Kater-Zmorge zum Sozialtarif

Auch für mich und andere Jugendlichen aus den östlichen Randgebieten der Gallusstadt wurde Scheiwillers Backstube in den Nächten auf Samstag zum gewohnten Halt. Entweder wir hatten den letzten Nachtbus verpasst oder wollten den unsinnigen Zuschlag sparen. Auf dem Velo fuhr es sich betrunken auf den Schleichwegen hinter dem Spital sowieso besser, als auf der Rorschacher Strasse von der Polizei gestoppt zu werden. Den gesparten Nachtzuschlag konnte man dann bei Scheiwiller in einen Kater-Zmorge investieren.

Meist reichlich beduselt stiegen wir jeweils die steile Treppe in die Backstube hinab. Es herrschte eine stille Geschäftigkeit, die wir manchmal andächtig beobachteten. Auch Scheiwillers Erscheinung machte uns Eindruck: den Rücken immer schwer gekrümmt, sein skeptischer Blick von unten. Man stand da manchmal einige Minuten, bevor man bedient wurde. Wenn man sich traute nach frischen Gipfeli zu fragen, erwiderte Scheiwiller jeweils, überrascht, dass das nicht selbstverständlich war: Man solle sich einfach nehmen, was man wolle. Beim Bezahlen mass er einen mit seinem Blick von oben bis unten. Immer rundete er den Preis ab.

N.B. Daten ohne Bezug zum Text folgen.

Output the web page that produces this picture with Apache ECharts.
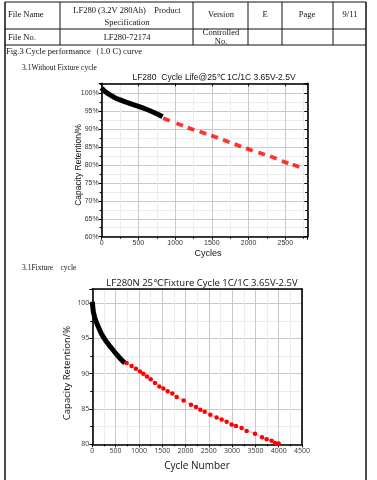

So hatte uns seine soziale Preispolitik so manches Gipfeli für den Heimweg ermöglicht, ohne dass am Morgen für die Eltern und Geschwister welche fehlten. Eine Nachbarin, so erzählte mein Vater am Telefon, sei vor ein paar Tagen vor der geschlossenen Backstube von Scheiwiller gestanden. «Für immer geschlossen», soll da auf einem Zettel gestanden haben. Nicht nur für mich hat die Stadt ihren besten Beck verloren.

Die Trauerfeier von Fritz Scheiwiller findet am Donnerstag, 9. März um 10 Uhr in der Kirche St. Fiden, St. Gallen, statt. Die Urnenbeisetzung ist um 11:30 Uhr im Ostfriedhof.